How to make rosemary tincture
Whether you grow your own rosemary or you decide to buy dry rosemary you will need to gather 1 cup of fresh rosemary or ½ cup of dried rosemary for this herbal preparation.
Early morning is the best time to harvest rosemary because it helps preserve its volatile oils. Also collect rosemary before it begins to bloom as the volatile oils and medicinal compounds in leaves are the most concentrated.
Most of the time when making tinctures I prefer to use dried herbs to avoid any spoilage from moisture. However, rosemary doesn’t have that much moisture and its volatile oils are at their strongest when used fresh.
Feel free to use dried material as it will also make very potent homemade tincture.
Chop fresh leaves of rosemary to increase the surface area for the maceration and place it into a sterilized jar filling it to ¾.
Pour in 40 % = 80 proof vodka or any ethyl alcohol or grain spirit to the very top of the jar to cover the rosemary.
You can also make non-alcoholic homemade tincture and use glycerin or apple cider vinegar instead of alcohol.
I find that glass jar with a plastic lid are best for this, but if you don't have one, just use parchment paper in between to avoid any corrosion.

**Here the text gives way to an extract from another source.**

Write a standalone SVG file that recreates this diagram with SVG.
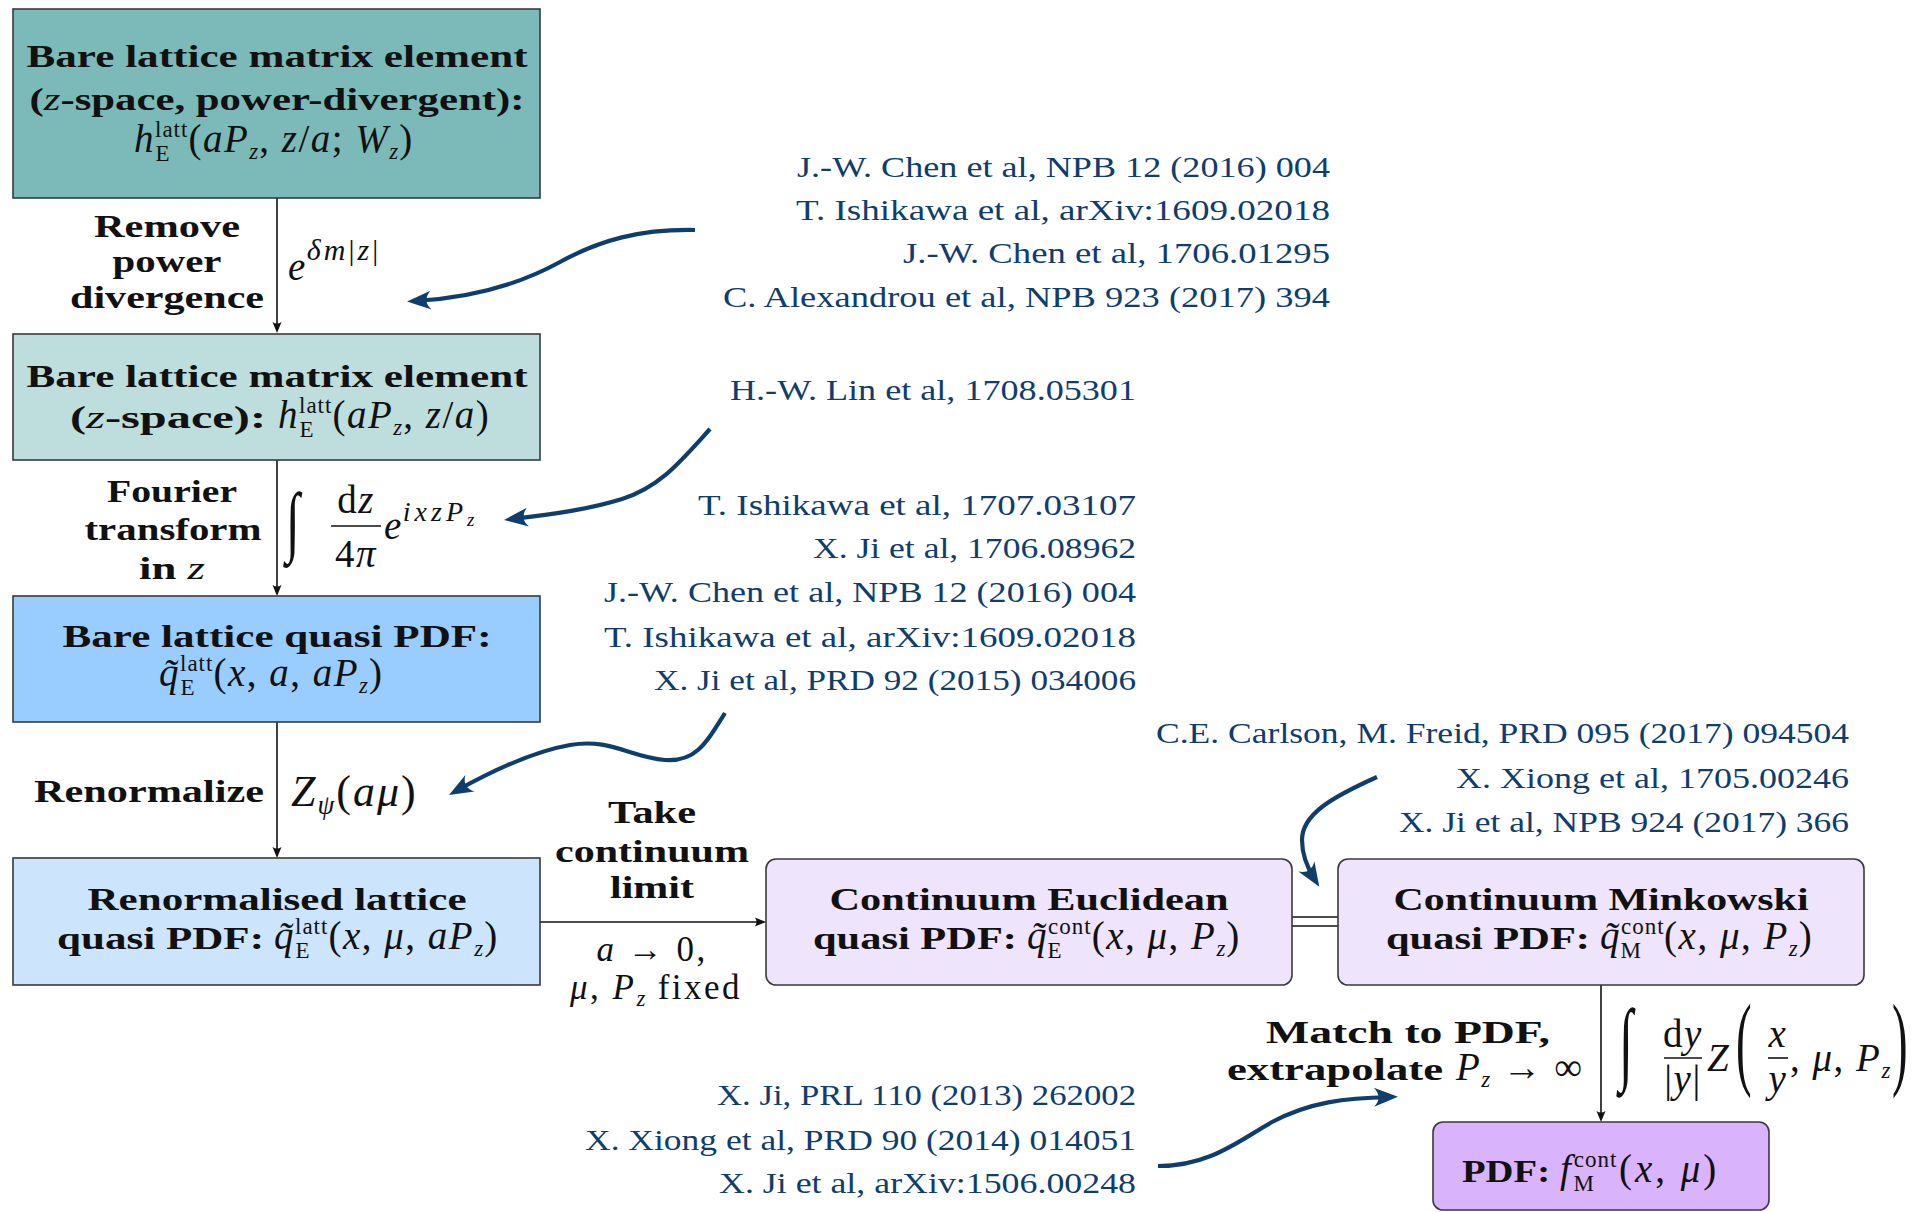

Cover the jar and place it in a cool, easily accessible place. You will need to shake it from time to time to help break the cell walls of the herb. Also, make sure that the leaves are completely covered with alcohol, as the alcohol can evaporate. The entire extraction process can last 6-8 weeks.
Strain the tincture through a fine mesh sieve or cheesecloth into a sterilized jar. Make sure that no herbs are left in the tincture because they may cause mould and spoilage.
Store the tincture in a dark bottle with a dropper in a cold place. It can last up to 5 years.
label your rosemary extract with the name and date you made it.
Rosemary tincture uses
The most beneficial way of using this homemade tincture is to take it internally. Take the drops directly under the tongue which allows the tincture to get directly to the bloodstream. If it is more convenient for you, you can also dilute it in water, tea, or juice
Rosemary tincture dosage
The recommended dosage is between 15 and 30 drops one to three times daily. The research suggests a dose of 60 drops daily has shown to have beneficial results.
For hair growth
Dilute this rosemary tincture recipe into your own hair products such as shampoo, conditioner or hair rinse to give your hair extra boost. Add 1 full dropper squeeze (½ tablespoon) per 8 ounces to hair product of your choice
This rosemary tincture is best used in drink infusion, candy or sauce making. Add as many drops to your final recipe as you need for your desired strength!
Rosemary tincture cocktails
Rosemary extract is aromatic and just a few drops can give a herbal spin to traditional drinks or cocktails such as Killer queen or Gin fizz
Similarly, I make cocktails with orange or lemon extract.
If you want to make an alcohol free tincture you can replace alcohol with vegetable glycerine or apple cider vinegar.
If stored properly in a dark and dry place away from direct sunlight like a kitchen cabinet it can last up to 5 years.
you can also buy ready made rosemary tincture if you prefer.